The problem with shallow hyperventilation is that you are now not exhaling fully. So what's happening is that the CO2 your body is producing, which would normally have been expelled when you exhale, is slowly building up.
As you were (hopefully) taught in your basic class physics discussion, CO2 is the stimulus to breathe. The more CO2 we have, the more urgent that need feels like.
When you shallow hyperventilate and the CO2 builds up, you start to feel like you can't catch your breath. You may take a breath off the reg and it doesn't satisfy the feeling of air starvation. But it has nothing to do with you not getting enough air IN. It has to do with you not getting enough CO2 OUT.

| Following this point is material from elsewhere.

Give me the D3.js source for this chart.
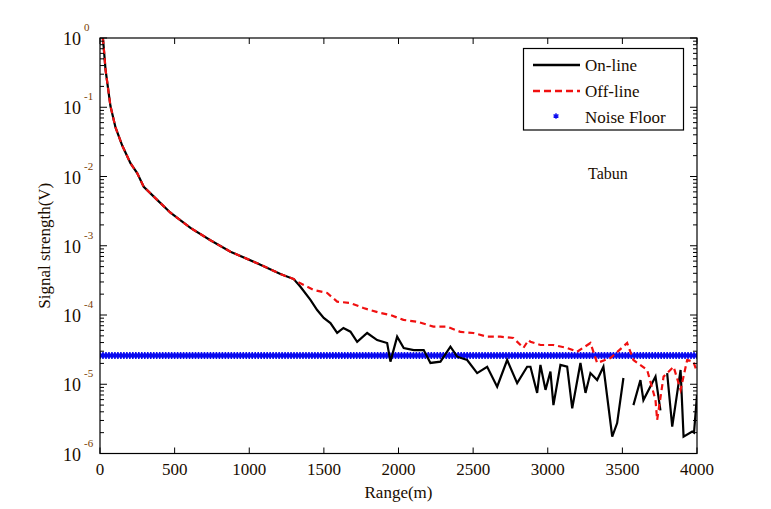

So if you find yourself in this situation, the thing to do is . . . EXHALE. As big as your can. Take a breath. Exhale BIG again. Take a breath. Exhale BIG again. Generally two, three, or four BIG exhales will blow off enough CO2 that the not-getting-enough-air feeling will go away.
And once you get rid of that need-more-air feeling, you can decide whether or not to continue the dive. To me, this is all part of the walk-away lesson from your experience. Thanks for sharing.
- Ken
Ken - Sounds similar to what happened to me the first time I was 85 ft. I started experiencing tunnel vision and felt my reg was not giving me enough air. I looked at the other divers around me to see if they looked the same as how I felt, they did not. I looked at my SPG which told me I had more than enough air so I took deep inhales and exhales until the tunnel vision went away. I felt comfortable enough to continue the dive after the tunnel vision went away. My first and last time I ever had that experience.